This was posted on the APPPA yahoo group forum in response to a question regarding the nutritional benefits of pasture. He cites to some numbers regarding egg production on traditional farms which some of you might find interesting, I know I did. It was posted by Mr. Robert Plamandon.
The economics of egg production have been measured in great detail for over 100 years. During most of that period, modern hybrids didn't exist. When I reviewed the literature of the 20th century, the following conclusions seemed universal:
* Pasture alone can feed only a very small number of hens. The only source that I saw venture a stocking density for fully unfed hens was by Brown, around 1900, where he estimated that 1-2 hens per acre could be sustained this way (in England). Such hens will be underfed much of the year and will lay only in spring.
* Traditional farms involve, among other things, cattle and horses spilling a lot of grain. This, along with other waste products, can support a small flock of chickens year-round. In 1900, this was the standard way of keeping hens, and the average hen produced only 83 eggs.
* In the same period, hens from high-producing strains would produce between 125 and 150 eggs per year, when fed all they wanted, including grain and a protein supplement (typically steamed beef scrap), given outdoor range, and fed green feed every day.
* "You can't starve profit into a cow." Profitability has always been highly correlated to the availability of wholesome and well-balanced feed. Pasture is very high in protein, high in vitamins, and okay in minerals, but it's way short on calories -- and it's only digestible when it's green.
* Careful estimates I've seen on the nutritional benefits of pasture for hens range from none to about 30%. The latter value was for summertime only. 10% is often quoted. I'm convinced that, during much of the year, my own flock eats MORE feed than a confined flock would, because foraging in damp Oregon winters forces much of the food energy to be used just to keep warm.
* Back when people kept all kinds of poultry on pasture, no one ever claimed that hybrid layers foraged less than standard breeds. If anything, people claimed the opposite, noting the vigor of the hybrids. I see this myself. My hybrid Leghorns and Black Sex-Links are driving us crazy at the moment, since a fence-savvy cadre of veteran escapees is always in the garden. Meanwhile, the Barred Rocks stay home.

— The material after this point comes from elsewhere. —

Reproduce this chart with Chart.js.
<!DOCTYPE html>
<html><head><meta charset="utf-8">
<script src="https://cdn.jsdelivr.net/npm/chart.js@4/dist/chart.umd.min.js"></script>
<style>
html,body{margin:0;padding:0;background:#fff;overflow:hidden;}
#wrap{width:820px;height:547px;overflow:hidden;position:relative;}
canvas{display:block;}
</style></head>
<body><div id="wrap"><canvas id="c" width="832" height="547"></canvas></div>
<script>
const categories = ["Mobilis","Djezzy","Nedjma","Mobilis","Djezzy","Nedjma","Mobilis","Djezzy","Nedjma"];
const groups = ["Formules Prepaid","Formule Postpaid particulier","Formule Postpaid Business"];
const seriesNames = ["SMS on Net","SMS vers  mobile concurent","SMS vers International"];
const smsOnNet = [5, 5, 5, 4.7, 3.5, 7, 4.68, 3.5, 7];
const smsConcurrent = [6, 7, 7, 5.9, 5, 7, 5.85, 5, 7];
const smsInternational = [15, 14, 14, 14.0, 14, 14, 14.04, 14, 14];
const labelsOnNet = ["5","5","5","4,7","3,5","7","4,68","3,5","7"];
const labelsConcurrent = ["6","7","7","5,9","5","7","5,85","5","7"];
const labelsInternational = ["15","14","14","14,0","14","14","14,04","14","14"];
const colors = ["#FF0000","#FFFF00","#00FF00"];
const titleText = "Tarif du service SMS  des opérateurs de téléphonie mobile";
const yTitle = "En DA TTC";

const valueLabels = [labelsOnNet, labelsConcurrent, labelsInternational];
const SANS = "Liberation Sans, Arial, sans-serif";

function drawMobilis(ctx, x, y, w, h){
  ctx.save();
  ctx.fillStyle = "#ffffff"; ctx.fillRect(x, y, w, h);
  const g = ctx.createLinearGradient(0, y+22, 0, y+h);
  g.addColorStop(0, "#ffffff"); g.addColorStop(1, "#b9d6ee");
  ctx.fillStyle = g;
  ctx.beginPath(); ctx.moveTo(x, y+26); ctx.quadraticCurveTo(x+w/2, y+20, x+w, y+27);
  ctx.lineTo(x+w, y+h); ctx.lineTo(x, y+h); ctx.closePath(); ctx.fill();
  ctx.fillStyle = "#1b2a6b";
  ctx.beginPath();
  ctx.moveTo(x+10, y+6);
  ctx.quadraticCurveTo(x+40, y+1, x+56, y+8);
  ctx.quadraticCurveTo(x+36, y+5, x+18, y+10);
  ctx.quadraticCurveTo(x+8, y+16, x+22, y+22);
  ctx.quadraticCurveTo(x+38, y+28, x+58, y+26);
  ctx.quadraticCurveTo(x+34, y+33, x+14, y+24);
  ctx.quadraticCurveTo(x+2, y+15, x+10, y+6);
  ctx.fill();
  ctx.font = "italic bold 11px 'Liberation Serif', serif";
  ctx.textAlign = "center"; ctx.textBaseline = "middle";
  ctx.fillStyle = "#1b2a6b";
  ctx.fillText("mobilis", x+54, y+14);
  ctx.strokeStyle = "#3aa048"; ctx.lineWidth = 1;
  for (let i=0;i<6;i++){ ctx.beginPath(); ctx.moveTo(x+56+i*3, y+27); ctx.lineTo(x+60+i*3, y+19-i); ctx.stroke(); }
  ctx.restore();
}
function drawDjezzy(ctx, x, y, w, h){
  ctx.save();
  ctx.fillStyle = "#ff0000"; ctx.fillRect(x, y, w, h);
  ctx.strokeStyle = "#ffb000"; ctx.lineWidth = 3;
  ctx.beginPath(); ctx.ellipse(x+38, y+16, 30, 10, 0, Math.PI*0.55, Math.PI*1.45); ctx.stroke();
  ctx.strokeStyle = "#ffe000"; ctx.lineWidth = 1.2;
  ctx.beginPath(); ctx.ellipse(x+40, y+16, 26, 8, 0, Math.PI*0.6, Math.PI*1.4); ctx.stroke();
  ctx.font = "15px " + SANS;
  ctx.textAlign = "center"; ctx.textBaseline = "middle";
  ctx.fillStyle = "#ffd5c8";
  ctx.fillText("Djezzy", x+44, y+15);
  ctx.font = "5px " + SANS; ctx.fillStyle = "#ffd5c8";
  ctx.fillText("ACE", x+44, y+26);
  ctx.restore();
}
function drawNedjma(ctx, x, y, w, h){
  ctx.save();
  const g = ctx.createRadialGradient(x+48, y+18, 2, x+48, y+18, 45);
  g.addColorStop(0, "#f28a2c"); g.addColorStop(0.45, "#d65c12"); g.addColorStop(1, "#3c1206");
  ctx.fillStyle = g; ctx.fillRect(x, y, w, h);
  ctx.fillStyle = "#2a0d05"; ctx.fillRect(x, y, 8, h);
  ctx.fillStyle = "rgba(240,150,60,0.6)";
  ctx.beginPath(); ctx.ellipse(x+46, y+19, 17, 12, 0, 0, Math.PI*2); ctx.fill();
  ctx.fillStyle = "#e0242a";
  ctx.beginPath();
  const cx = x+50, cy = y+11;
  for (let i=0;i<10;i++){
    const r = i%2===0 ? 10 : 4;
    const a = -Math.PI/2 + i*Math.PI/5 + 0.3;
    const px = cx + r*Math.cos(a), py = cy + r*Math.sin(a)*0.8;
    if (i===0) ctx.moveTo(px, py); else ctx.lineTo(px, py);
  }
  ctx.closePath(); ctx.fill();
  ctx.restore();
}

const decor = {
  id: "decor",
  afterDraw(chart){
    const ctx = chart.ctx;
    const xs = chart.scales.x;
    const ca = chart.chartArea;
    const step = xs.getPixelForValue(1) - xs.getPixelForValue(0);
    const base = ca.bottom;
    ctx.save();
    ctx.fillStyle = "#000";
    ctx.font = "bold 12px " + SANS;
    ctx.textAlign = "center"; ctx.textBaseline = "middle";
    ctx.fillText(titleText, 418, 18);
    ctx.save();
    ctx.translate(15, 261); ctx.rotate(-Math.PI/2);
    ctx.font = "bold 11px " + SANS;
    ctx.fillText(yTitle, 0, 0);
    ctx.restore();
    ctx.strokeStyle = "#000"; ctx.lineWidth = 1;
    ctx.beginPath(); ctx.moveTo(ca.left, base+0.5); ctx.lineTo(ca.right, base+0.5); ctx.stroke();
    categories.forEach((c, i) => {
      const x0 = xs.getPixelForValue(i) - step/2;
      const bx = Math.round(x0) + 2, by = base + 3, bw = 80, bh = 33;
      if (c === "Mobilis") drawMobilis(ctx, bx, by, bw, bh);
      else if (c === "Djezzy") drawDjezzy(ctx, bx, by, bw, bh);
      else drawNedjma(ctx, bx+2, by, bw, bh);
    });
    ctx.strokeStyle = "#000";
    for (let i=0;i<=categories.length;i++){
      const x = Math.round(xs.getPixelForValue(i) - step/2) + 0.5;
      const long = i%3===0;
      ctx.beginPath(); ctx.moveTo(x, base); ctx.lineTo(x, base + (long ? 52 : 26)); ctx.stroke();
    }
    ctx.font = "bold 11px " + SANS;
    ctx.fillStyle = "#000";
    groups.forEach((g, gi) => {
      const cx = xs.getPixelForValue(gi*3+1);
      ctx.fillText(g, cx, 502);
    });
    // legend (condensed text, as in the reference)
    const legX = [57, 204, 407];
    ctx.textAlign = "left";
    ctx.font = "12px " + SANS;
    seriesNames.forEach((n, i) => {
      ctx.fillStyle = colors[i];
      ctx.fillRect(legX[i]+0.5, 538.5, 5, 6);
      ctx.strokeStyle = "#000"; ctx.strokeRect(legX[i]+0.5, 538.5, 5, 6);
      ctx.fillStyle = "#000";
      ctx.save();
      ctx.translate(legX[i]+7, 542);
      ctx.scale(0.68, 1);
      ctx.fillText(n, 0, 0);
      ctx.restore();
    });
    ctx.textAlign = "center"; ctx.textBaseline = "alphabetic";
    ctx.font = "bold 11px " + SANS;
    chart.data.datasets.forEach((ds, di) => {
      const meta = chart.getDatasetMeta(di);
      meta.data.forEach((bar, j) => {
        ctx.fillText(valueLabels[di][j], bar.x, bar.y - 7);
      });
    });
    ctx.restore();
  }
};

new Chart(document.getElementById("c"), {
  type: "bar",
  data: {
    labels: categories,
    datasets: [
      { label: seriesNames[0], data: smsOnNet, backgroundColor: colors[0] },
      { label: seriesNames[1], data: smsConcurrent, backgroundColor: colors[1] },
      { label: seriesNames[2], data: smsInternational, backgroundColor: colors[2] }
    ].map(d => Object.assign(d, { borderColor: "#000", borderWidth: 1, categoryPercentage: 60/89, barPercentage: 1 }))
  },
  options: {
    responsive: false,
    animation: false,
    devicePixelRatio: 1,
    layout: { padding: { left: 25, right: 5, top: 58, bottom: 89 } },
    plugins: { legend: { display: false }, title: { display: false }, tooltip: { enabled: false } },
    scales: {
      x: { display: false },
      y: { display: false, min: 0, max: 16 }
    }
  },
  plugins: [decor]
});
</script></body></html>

* Chickens are destructive to pasture and typically don't range far. Hence, portable houses. You just move the chickens away from the problem -- end of problem.With hens, you can do this just a few times a year, so it's no big deal if the fence is reasonably easy to move, and the house isn't too big for your tractor. With fixed houses and two or more yards, the yards have to be plowed and reseeded, or, within a couple of years, the manure buildup will make it hard to establish grass there. Also, pathogens don't build up as much if you plow them under. (So if you use yards, they should be tractor-friendly.)
For us, the key to profitability has always been in selling the eggs at high prices, not in saving on feed costs. Our pasture management uses lots of acreage to allow looser management, less labor, and the ability to abandon a bare patch of ground for a season or two, move the hens, and have the option of letting the bare patch take as long as it likes to recover, because there's plenty more pasture where that came from. Fencing the hens in too tightly is like a straitjacket on the farmer.
(Karen just had an interesting experience of the power of selling -- she went to one of the stores that sells our eggs and offered hard-boiled egg samples to shoppers for two hours. On one of the slowest shopping days of the week, the store sold more of our $4.99 eggs in two hours than they had in the previous week! And we can hope that at least some of these customers will stick with us long-term. Another store has chosen to price our eggs well above the others, and we're selling better there -- "on sale" at $5.99 per dozen -- than at the other store. Prices are way more important to the farmer than the consumer.)